Man constantly attempts to recreate Eden and there are many examples of such endeavours throughout history and the world but there is one example in Sri Lanka that sticks out and was discovered, quite by accident, by the British army in 1820. A Lieutenant Fagan no less, commanding a brigade from Batticaloa to Minneriya, and fortunately with a considerably more civilised outlook on life than the previous army of savages that swept through like a tsunami, and turned the city upside down, committing the most heinous crimes known to man and leaving it absolutely destitute having gouged out the eyes of its King before torturing him to death – a treacherous serpent with pure evil and envy in its heart.
Before the great kingdom of Polonarruwa was destroyed, the place had become famous throughout the world for the ingenuity and attitude to water and nature in general. Walking around the site I learn how the Romans traded here for the gems, Arabs for the spices and even the Iranians came to do business as recently in a archaeological dig a great deal of Iranian pottery was discovered. “Not even a single drop of water that comes from the rain must flow in to the Ocean without being made useful to man,” King Parakramabahu was heard to say, making him one of the first recorded recyclers and creators of a hydraulic civilisation. He was also credited with building three huge river dams so that the use of water could be controlled minutely for all the inhabitants and extended the Elahera canal so that the three large irrigation tanks of Minneri, Kaudulu and Kanthale were all linked together, thus completing an impressive array of water engineering feats that were both highly technical and beautiful to behold, and described thus, “a giant blue ribbon wrapped around a mystical garden city that even by todays terms was ahead of its time,” and on a huge scale, “It is of such a width that it is impossible to stand upon one shore and view the other side.” Other canals were constructed to discharge additional water from swampy lands to make them suitable for paddy cultivation.
As well as farming hundreds of varieties of rice, they harvested honey from bees both to eat but also, interestingly, to seal their fresco pictures in the picture houses and on caves, as honey is a well known preservative and can last for millennia in the right mix and conditions.

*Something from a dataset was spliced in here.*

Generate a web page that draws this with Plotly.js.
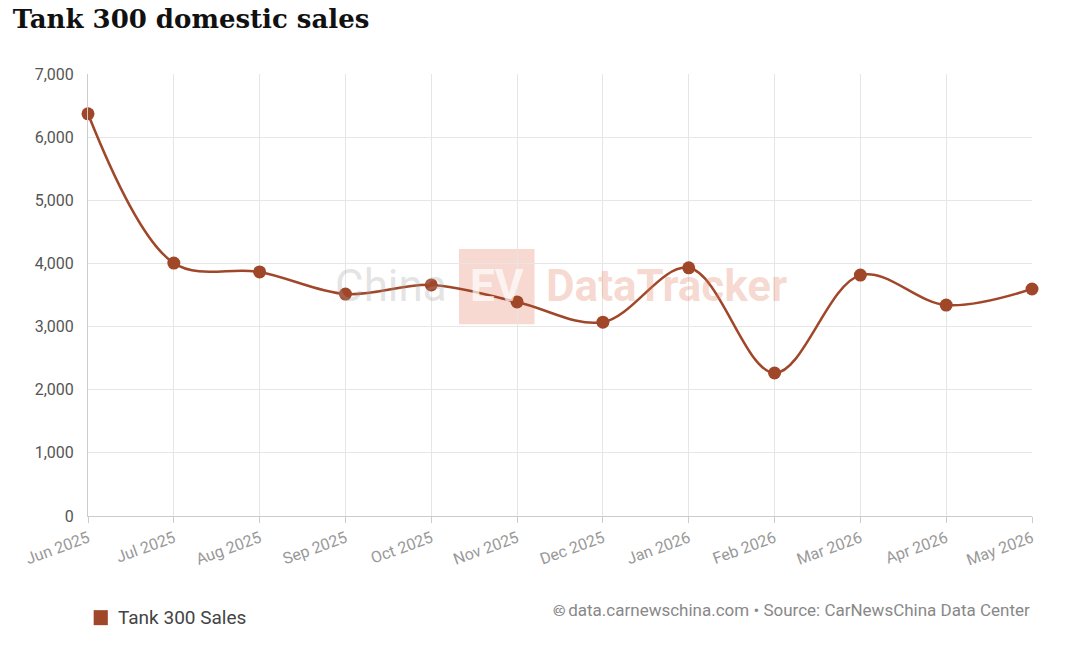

Living as part of nature this civilisation would have been aware of the dangers of monoculture and the need for diversity to support all the different creatures within an ecosystem; they would certainly not have needed to be encouraged to sow wild flowers to save the bees, something we are being warned might signal the end of a huge range of plants and indirectly animals, even many of us, in our world today.
Furthermore, the King’s boulder gardens reflected the Eden like majesty of the place, and were built with defence moats, though sadly these were not capable of repelling the rapacious barbarians, in 1215 AD, of the South Indian King Kalinga Magha, a malingerer who couldn’t be bothered to create his own slice of paradise, instead destroying another’s and its people.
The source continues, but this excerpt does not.